Des vertus du temps, par Yascha Mounk
Une fois passé le coronavirus, nous saurons voir la bravoure des individus et le courage des gouvernements.
Durant la Seconde Guerre mondiale, lorsque les nazis ont commencé à bombarder le Royaume-Uni, le gouvernement britannique a pensé que la population paniquerait. Winston Churchill avait même prédit que 3 ou 4 millions de Londoniens prendraient rapidement la fuite. Ces sombres prévisions ne se sont pas réalisées. Non seulement les Britanniques ont bravement résisté au tapis de bombes, mais ils se sont aussi offusqués des quelques actes de pillage qui se produisirent çà et là, me rappelait encore récemment Alan Allport, un des principaux historiens du Blitz. Lorsque par exemple le Café de Paris – une boîte de nuit à la mode de Piccadilly – fut touché par les forces allemandes, les Londoniens furent scandalisés de voir des criminels s’emparer de colliers coûteux sur le corps des victimes. Ce n’est que bien plus tard, après la victoire, que cet « esprit du Blitz » s’est imposé comme une source majeure de fierté nationale. Nous sommes aujourd’hui en proie à la plus grande crise depuis la Seconde Guerre mondiale. Chaque jour, des dizaines de nos compatriotes périssent d’une mort cruelle. Les pages des journaux et les flux des réseaux sociaux sont remplis d’histoires d’individus qui n’ont pas obéi aux consignes : des fêtards sans vergogne au bord des plages de Floride, des manifestants américains qui nient le danger mortel du Covid-19 ; des conseillers scientifiques britanniques qui ignorent leurs propres directives sur la distanciation sociale pour se rendre auprès de leur maîtresse… Et pourtant, je commence à me demander si notre vision de la crise ne pourrait pas, dans quelque temps, connaître un renversement similaire à celui connu lors du Blitz. Est-il possible qu’avec le recul, cette période cruelle de l’histoire humaine nous paraisse plus héroïque qu’elle ne l’aura semblé aux contemporains ? Une chose est claire : si nous avions laissé le virus se répandre dans la population sans aucun contrôle, les conséquences auraient été indicibles.

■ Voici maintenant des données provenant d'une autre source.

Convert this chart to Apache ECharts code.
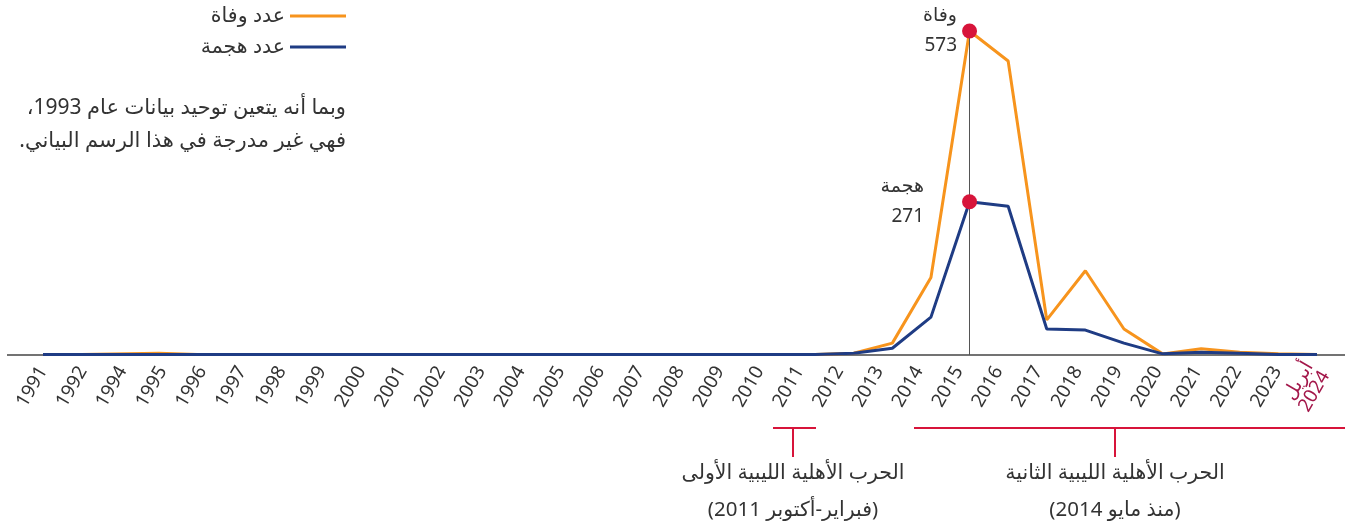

Le nombre de morts aurait été énorme. Même dans les pays les plus riches du monde, le système de santé aurait rapidement été débordé. Un effondrement de l’ordre public était tout à fait possible.
A la hauteur de la responsabilité morale
Certains gouvernements ont réagi avec trop de lenteur. D’autres semblent incapables de maintenir le cap. Et il est loin d’être certain que même les plus efficaces d’entre eux seront capables de maîtriser la pandémie. Mais, au moins dans les démocraties qui fonctionnent, de l’Allemagne à la Corée du Sud – en passant par la Nouvelle-Zélande –, il paraît désormais probable que nous aurons évité le pire, grâce à un immense effort social, politique et économique. Des pays comme la France sont sur le point de mettre en place un régime efficace de tests et de traçage. Si ces Etats parviennent à reprendre une activité soutenue après le déconfinement, ils devront en grande part cette issue, comme au temps du Blitz, aux citoyens ordinaires. Car malgré les actes égoïstes et irresponsables auxquels je faisais allusion plus haut, la grande majorité s’est montrée à la hauteur de sa responsabilité morale.
Des tâches multiples et modestes
Les scientifiques ? Ils recherchent sans relâche un vaccin.
Les médecins et les infirmières ? Ils se dévouent de façon héroïque à leur mission. Sans parler des cuisiniers, éboueurs, livreurs et employés des commerces restés ouverts, soudain sortis de la catégorie des « invisibles ». Pour le reste d’entre nous, l’ordre du jour consiste simplement à rester chez soi pour ralentir la propagation. C’est une tâche modeste, ce qui rend d’autant plus exaspérant le fait qu’une minorité de personnes n’y parvienne pas. Mais n’oublions pas pour autant ces autres « confinés » qui font ce qu’ils peuvent afin de nous aider à traverser la crise : cuisiner ou faire les courses pour les personnes âgées, remercier le personnel soignant en applaudissant chaque soir ou en chantant au balcon pour remonter le moral des voisins.
Même dans les endroits où les dirigeants n’ont pas imposé de confinement, les citoyens ont pris de leur propre chef des mesures appropriées de distanciation sociale. De la Suède au Dakota du Sud, la clientèle des restaurants a chuté, bien que les autorités se soient vantées haut et fort d’avoir su « maintenir l’activité économique ». Si certaines tragédies révèlent le pire de l’humanité, il en est d’autres qui montrent le meilleur de nous-mêmes.
Si – et c’est un grand si, je le sais – nous parvenons à contenir la pandémie et à éviter des millions de morts, nous aurons réussi l’un des plus grands exploits de l’histoire de l’humanité.